Status of the adjudicated matter. §. 17. These requirements and rules also do not establish a difference from the ordinary process, to examine which the process is divided into four classes §. 18. But rather they fail in all classes, and indeed it is shown how they fail in the first, namely, dilatory pleas §. 19. 20. 21. How in the second, namely, regarding the mode of proof §. 22. and especially oaths §. 23. How in the third, namely, regarding suspensive remedies, and in the fourth, regarding the manner of liquidation and execution §. 24. Rules proper to certain summary processes also fail, which is illustrated regarding the summary possessory and executive process §. 25. regarding the mandate process §. 26. regarding the Bill of Exchange, and how this is resolved into an executive one §. 27. regarding the matrimonial process §. 28. Also, the means of correcting defects fail, which is asserted regarding public hearings and coercive means for transaction or composition §. 29. likewise regarding the exaction of the oath of calumny, and the rescripts of justice called excitatories; and it is concluded that the vice belongs as much to the matter as to the persons §. 30. In what, however, judgments consist according to Natural Law is remitted to a separate inquiry, and the Dissertation is finished §. 31.
The decorative initial letter D contains an illustration of an eagle perched upon a branch.
There are two primary principles for the formation of human actions after the Fall, since men no longer allow themselves to be uniquely amended and ruled by the Spirit of God alone, because they are in the flesh and require temporary direction, namely, toward what is seemly and just.

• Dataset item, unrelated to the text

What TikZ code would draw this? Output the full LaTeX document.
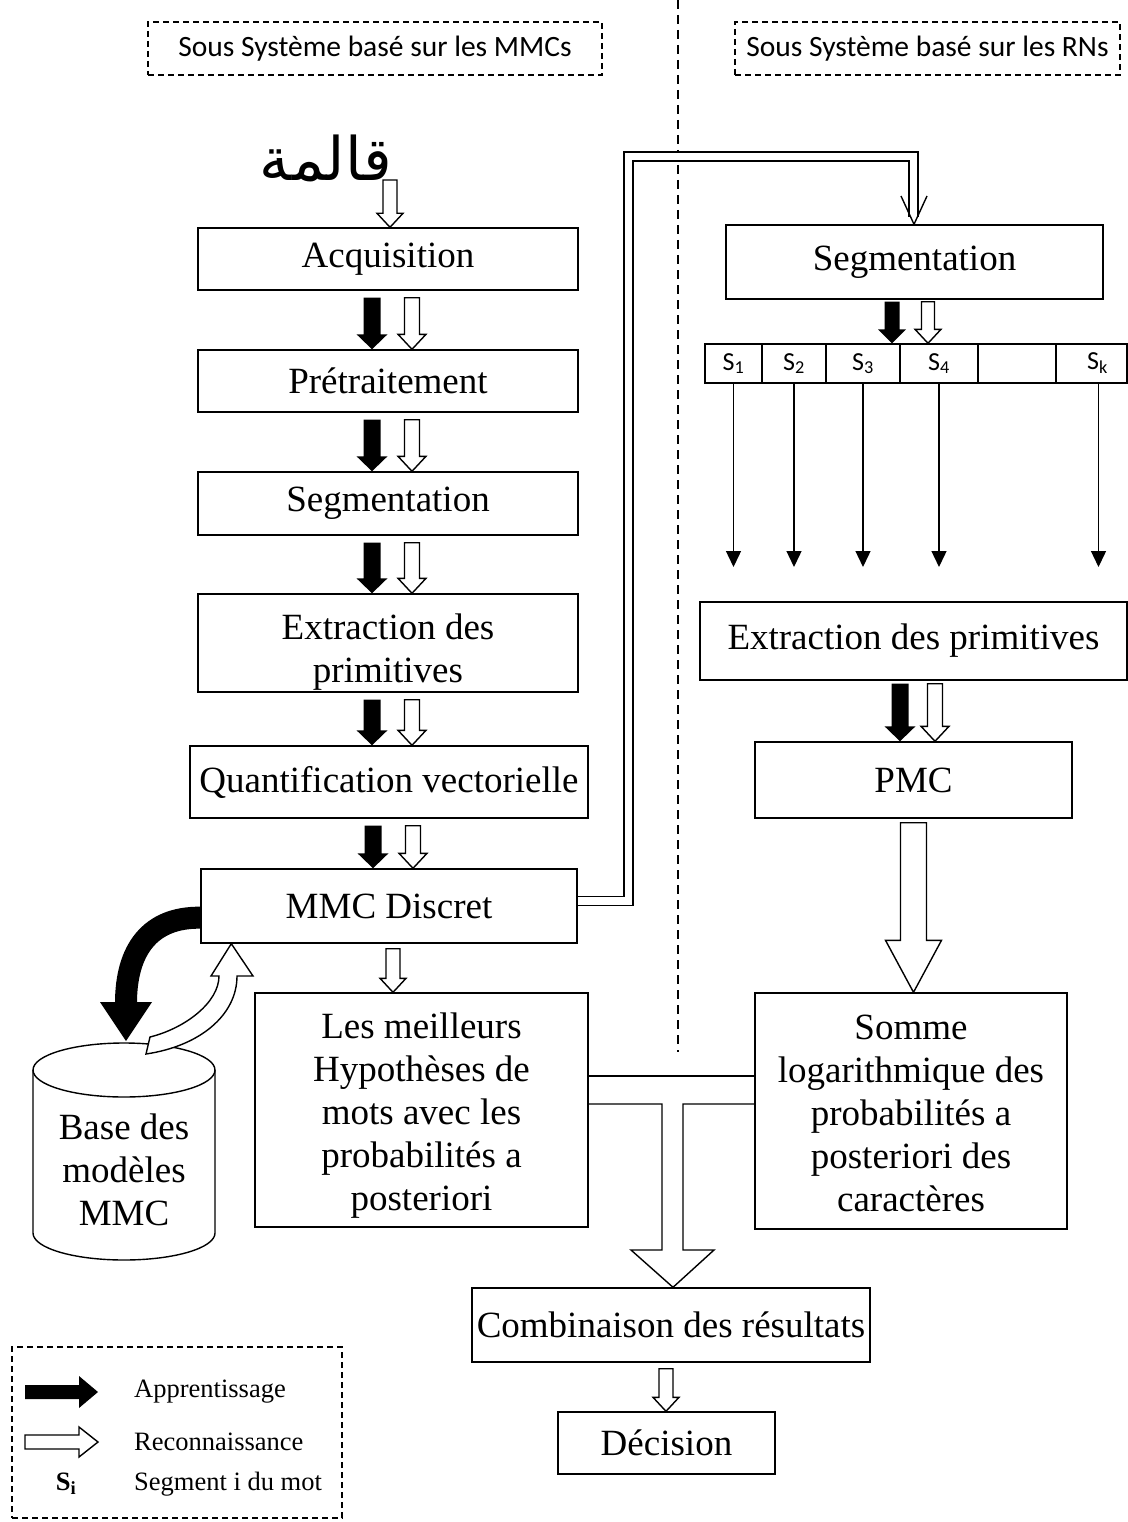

In our law, these are reduced to two other things: to live honestly, and to harm no one. The former depends on the opinion of men, specifically the more powerful and honorable ones, whose licit actions are approved by imitation, being devoted to an ambition that is honest in itself, and it has no other rule except that whoever is in Rome must live in the Roman manner. The other principle of living is stricter, with a more prompt bond of obligation, and it descends from the will of the legislator, whether divine or human, that we should not harm another. From this flows a third, which is excited not immediately by the legislator himself, but through the judge, by giving a mode of proceeding; since even if no one ought to be harmed, nevertheless this happens more often when the law is not observed. Thus, in effect, there are three paths that lead us: opinion or esteem, law, and process. Having finished my academic labors, I shall examine this last path, along with its remedies and deviations, and what usually happens to us in it, as a specimen of my studies, according to the reason of the institute and the requirement of the aforementioned title, though with the weakness of my own talent and the desire for better things. May God make it successful.